- Work to complete
Can you transcribe the data exactly? Leave the pictures out.

%%

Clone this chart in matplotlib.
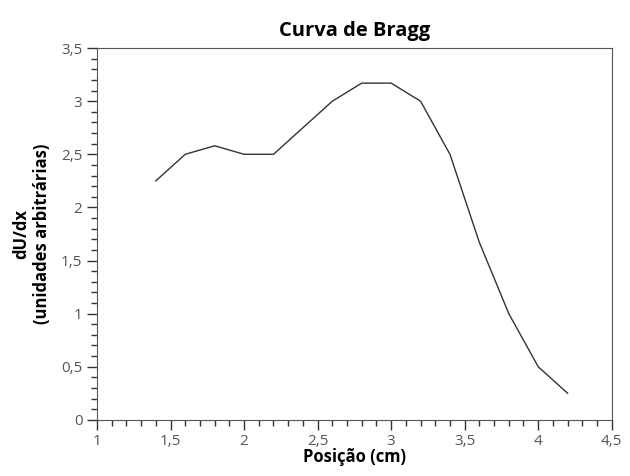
import matplotlib
matplotlib.use("Agg")
import matplotlib.pyplot as plt
from matplotlib.ticker import MultipleLocator, FuncFormatter

plt.rcParams["font.family"] = ["Open Sans", "DejaVu Sans"]

posicao = [1.4, 1.6, 1.8, 2.0, 2.2, 2.4, 2.6, 2.8, 3.0, 3.2, 3.4, 3.6, 3.8, 4.0, 4.2]
dudx = [2.25, 2.5, 2.58, 2.5, 2.5, 2.75, 3.0, 3.17, 3.17, 3.0, 2.5, 1.67, 1.0, 0.5, 0.25]

fig = plt.figure(figsize=(6.3, 4.76), dpi=100)
ax = fig.add_axes([0.154, 0.118, 0.817, 0.781])

ax.plot(posicao, dudx, color="#333333", linewidth=1.0)

ax.set_xlim(1, 4.5)
ax.set_ylim(0, 3.5)
ax.xaxis.set_major_locator(MultipleLocator(0.5))
ax.xaxis.set_minor_locator(MultipleLocator(0.1))
ax.yaxis.set_major_locator(MultipleLocator(0.5))
ax.yaxis.set_minor_locator(MultipleLocator(0.1))

virgula = FuncFormatter(lambda v, p: ("%g" % v).replace(".", ","))   # decimal comma
ax.xaxis.set_major_formatter(virgula)
ax.yaxis.set_major_formatter(virgula)

ax.tick_params(which="major", length=7, width=1, color="#333333", labelsize=11, labelcolor="#555555")
ax.tick_params(which="minor", length=4, width=1, color="#333333")
ax.tick_params(top=False, right=False, which="both")
for s in ax.spines.values():
    s.set_color("#555555")

ax.set_title("Curva de Bragg", fontsize=14.5, fontweight="bold", pad=9)
ax.set_xlabel("Posição (cm)", fontsize=12, fontweight="bold", labelpad=-1)
ax.set_ylabel("dU/dx\n(unidades arbitrárias)", fontsize=12, fontweight="bold", labelpad=7)

plt.savefig("out.png", dpi=100)
plt.close()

%%

- Solution to this task
Clone this chart in matplotlib.
import matplotlib
matplotlib.use("Agg")
import matplotlib.pyplot as plt
from matplotlib.ticker import MultipleLocator, FuncFormatter

plt.rcParams["font.family"] = ["Open Sans", "DejaVu Sans"]

posicao = [1.4, 1.6, 1.8, 2.0, 2.2, 2.4, 2.6, 2.8, 3.0, 3.2, 3.4, 3.6, 3.8, 4.0, 4.2]
dudx = [2.25, 2.5, 2.58, 2.5, 2.5, 2.75, 3.0, 3.17, 3.17, 3.0, 2.5, 1.67, 1.0, 0.5, 0.25]

fig = plt.figure(figsize=(6.3, 4.76), dpi=100)
ax = fig.add_axes([0.154, 0.118, 0.817, 0.781])

ax.plot(posicao, dudx, color="#333333", linewidth=1.0)

ax.set_xlim(1, 4.5)
ax.set_ylim(0, 3.5)
ax.xaxis.set_major_locator(MultipleLocator(0.5))
ax.xaxis.set_minor_locator(MultipleLocator(0.1))
ax.yaxis.set_major_locator(MultipleLocator(0.5))
ax.yaxis.set_minor_locator(MultipleLocator(0.1))

virgula = FuncFormatter(lambda v, p: ("%g" % v).replace(".", ","))   # decimal comma
ax.xaxis.set_major_formatter(virgula)
ax.yaxis.set_major_formatter(virgula)

ax.tick_params(which="major", length=7, width=1, color="#333333", labelsize=11, labelcolor="#555555")
ax.tick_params(which="minor", length=4, width=1, color="#333333")
ax.tick_params(top=False, right=False, which="both")
for s in ax.spines.values():
    s.set_color("#555555")

ax.set_title("Curva de Bragg", fontsize=14.5, fontweight="bold", pad=9)
ax.set_xlabel("Posição (cm)", fontsize=12, fontweight="bold", labelpad=-1)
ax.set_ylabel("dU/dx\n(unidades arbitrárias)", fontsize=12, fontweight="bold", labelpad=7)

plt.savefig("out.png", dpi=100)
plt.close()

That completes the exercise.